-- begin --

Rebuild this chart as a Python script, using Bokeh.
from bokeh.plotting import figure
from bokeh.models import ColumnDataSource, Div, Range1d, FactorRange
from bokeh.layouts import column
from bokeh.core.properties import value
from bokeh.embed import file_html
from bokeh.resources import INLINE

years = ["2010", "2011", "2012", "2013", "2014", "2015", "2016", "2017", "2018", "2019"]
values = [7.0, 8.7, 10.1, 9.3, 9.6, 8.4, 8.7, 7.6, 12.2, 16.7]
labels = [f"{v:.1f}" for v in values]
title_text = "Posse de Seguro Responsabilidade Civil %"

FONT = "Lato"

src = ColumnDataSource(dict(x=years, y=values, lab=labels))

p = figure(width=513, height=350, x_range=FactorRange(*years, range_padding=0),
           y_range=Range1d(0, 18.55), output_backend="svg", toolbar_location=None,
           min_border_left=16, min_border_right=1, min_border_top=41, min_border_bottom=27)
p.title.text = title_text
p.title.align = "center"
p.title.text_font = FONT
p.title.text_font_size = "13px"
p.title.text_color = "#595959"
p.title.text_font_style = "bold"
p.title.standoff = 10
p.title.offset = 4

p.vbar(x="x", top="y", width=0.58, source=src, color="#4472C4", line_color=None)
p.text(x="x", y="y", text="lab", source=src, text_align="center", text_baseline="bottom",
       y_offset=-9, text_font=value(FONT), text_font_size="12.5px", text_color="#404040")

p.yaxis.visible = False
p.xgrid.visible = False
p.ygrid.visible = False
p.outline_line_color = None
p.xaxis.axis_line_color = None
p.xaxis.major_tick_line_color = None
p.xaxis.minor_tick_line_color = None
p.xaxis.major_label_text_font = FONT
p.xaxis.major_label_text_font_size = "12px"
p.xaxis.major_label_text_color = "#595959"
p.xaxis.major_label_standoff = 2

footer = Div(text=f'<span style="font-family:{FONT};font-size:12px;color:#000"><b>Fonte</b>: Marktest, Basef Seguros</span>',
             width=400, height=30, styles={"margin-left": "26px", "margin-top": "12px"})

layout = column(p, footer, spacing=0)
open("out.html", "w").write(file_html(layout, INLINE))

-- end --
-- begin --

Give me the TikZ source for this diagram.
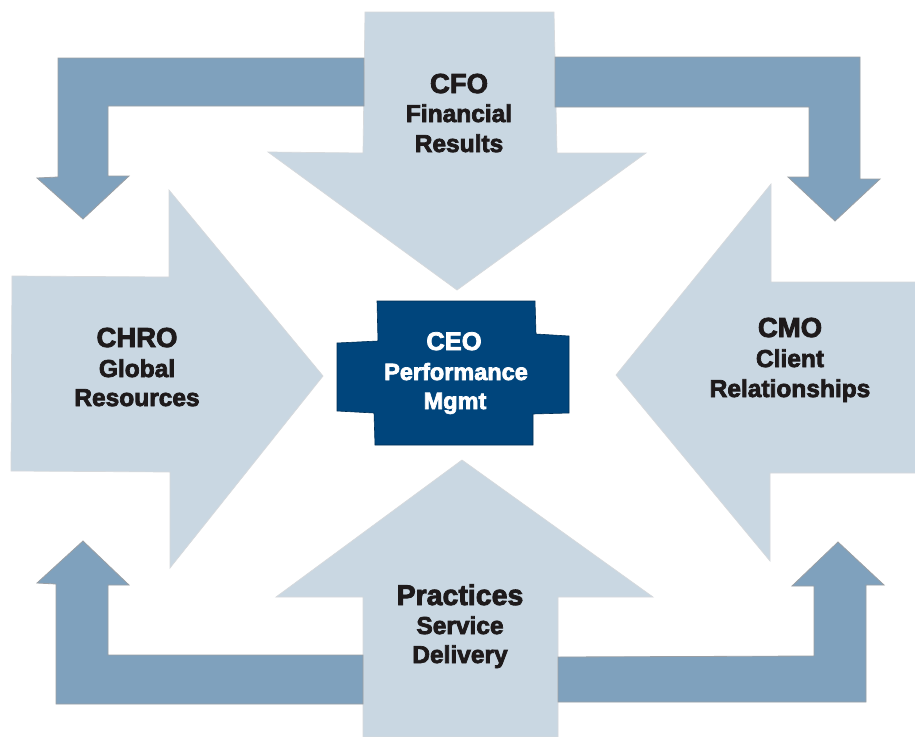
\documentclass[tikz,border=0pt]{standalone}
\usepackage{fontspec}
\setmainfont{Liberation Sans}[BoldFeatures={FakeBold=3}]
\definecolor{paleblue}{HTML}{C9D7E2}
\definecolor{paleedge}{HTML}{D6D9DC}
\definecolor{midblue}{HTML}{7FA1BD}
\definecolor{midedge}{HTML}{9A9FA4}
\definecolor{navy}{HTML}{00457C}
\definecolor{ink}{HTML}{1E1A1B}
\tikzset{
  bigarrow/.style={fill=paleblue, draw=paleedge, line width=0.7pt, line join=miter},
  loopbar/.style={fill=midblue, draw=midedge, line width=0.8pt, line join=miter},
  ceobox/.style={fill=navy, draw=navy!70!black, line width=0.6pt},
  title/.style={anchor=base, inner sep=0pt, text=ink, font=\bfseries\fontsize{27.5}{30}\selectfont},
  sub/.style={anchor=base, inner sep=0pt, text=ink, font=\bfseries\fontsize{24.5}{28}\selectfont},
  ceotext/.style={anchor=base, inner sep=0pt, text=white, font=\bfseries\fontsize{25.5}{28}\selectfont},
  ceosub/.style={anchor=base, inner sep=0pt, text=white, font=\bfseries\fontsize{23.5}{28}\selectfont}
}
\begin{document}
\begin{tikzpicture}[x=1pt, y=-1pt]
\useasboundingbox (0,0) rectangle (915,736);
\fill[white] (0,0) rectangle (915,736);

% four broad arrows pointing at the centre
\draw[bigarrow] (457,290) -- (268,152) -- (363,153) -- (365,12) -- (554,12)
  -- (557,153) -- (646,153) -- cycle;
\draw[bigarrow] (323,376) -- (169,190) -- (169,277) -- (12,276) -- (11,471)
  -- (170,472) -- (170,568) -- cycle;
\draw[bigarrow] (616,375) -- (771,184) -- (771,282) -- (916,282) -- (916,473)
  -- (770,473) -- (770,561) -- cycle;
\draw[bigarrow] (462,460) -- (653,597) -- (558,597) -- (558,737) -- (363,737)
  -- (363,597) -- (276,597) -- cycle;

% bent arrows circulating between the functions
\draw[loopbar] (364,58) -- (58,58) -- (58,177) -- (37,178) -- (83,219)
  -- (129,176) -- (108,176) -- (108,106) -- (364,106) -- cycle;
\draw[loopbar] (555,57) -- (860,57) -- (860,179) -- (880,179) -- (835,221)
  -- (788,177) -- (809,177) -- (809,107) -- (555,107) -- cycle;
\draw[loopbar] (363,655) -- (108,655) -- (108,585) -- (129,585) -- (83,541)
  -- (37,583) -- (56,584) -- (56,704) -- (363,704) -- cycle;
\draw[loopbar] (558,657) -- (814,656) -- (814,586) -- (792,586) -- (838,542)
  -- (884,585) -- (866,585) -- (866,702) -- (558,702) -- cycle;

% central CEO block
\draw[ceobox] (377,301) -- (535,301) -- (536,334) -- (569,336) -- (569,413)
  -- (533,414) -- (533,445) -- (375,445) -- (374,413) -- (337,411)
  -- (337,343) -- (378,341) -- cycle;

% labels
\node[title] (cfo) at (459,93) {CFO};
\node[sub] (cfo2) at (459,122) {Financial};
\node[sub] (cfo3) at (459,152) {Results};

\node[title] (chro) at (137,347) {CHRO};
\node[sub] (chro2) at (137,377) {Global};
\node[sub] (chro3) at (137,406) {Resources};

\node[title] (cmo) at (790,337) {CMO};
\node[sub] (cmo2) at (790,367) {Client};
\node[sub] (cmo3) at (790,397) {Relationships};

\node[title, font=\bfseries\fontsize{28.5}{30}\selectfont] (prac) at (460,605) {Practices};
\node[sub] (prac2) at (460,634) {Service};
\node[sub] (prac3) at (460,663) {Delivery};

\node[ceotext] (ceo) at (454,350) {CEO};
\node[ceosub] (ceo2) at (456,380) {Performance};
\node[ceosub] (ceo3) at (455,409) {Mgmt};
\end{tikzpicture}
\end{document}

-- end --
-- begin --

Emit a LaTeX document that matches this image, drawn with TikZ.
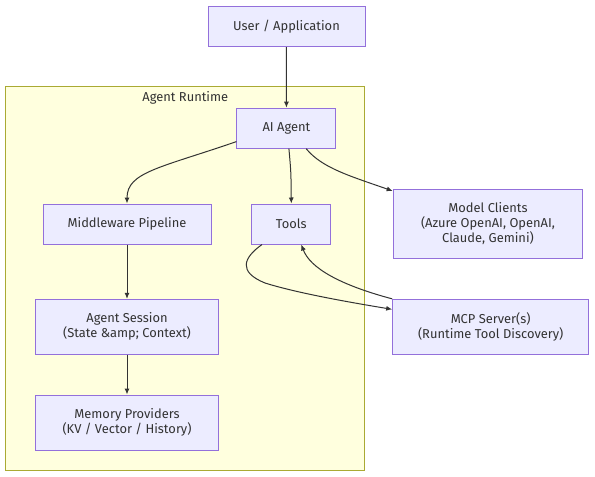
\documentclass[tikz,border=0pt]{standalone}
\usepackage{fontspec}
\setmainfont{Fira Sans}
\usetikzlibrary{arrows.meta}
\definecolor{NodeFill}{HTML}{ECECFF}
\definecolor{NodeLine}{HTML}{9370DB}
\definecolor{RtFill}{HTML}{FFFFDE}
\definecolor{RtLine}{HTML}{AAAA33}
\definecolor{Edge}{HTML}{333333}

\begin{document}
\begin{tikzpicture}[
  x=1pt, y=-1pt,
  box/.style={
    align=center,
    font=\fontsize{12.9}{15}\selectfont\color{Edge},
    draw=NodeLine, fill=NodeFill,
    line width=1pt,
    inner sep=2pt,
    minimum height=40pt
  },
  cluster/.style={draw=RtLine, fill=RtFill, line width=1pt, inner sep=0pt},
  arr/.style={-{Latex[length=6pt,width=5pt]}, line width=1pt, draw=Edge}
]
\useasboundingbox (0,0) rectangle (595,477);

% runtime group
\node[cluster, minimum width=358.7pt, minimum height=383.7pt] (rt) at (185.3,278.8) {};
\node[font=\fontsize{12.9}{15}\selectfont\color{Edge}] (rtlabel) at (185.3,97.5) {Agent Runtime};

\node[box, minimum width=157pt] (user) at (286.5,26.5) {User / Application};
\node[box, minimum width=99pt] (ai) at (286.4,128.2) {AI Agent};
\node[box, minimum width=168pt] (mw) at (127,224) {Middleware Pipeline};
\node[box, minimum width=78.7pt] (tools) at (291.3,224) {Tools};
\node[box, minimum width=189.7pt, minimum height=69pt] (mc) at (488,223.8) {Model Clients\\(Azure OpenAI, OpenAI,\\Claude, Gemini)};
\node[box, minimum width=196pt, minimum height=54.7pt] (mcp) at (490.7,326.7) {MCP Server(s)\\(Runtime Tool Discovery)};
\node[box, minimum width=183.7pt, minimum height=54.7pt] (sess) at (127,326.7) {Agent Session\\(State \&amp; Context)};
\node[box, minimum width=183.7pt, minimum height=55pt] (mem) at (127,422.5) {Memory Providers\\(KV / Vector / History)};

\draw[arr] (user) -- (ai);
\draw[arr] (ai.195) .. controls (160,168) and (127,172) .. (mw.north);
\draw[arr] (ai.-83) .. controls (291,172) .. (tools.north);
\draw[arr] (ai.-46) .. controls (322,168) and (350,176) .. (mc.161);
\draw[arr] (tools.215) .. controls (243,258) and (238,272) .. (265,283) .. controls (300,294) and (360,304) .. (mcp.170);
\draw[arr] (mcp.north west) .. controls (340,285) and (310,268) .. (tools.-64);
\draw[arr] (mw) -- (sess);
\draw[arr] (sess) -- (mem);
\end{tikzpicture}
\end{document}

-- end --

■ WHAT YOU HAVE TO DO: From the data above, gather every line that includes the word "this".

■ TASK RESULT:
Rebuild this chart as a Python script, using Bokeh.
Give me the TikZ source for this diagram.
Emit a LaTeX document that matches this image, drawn with TikZ.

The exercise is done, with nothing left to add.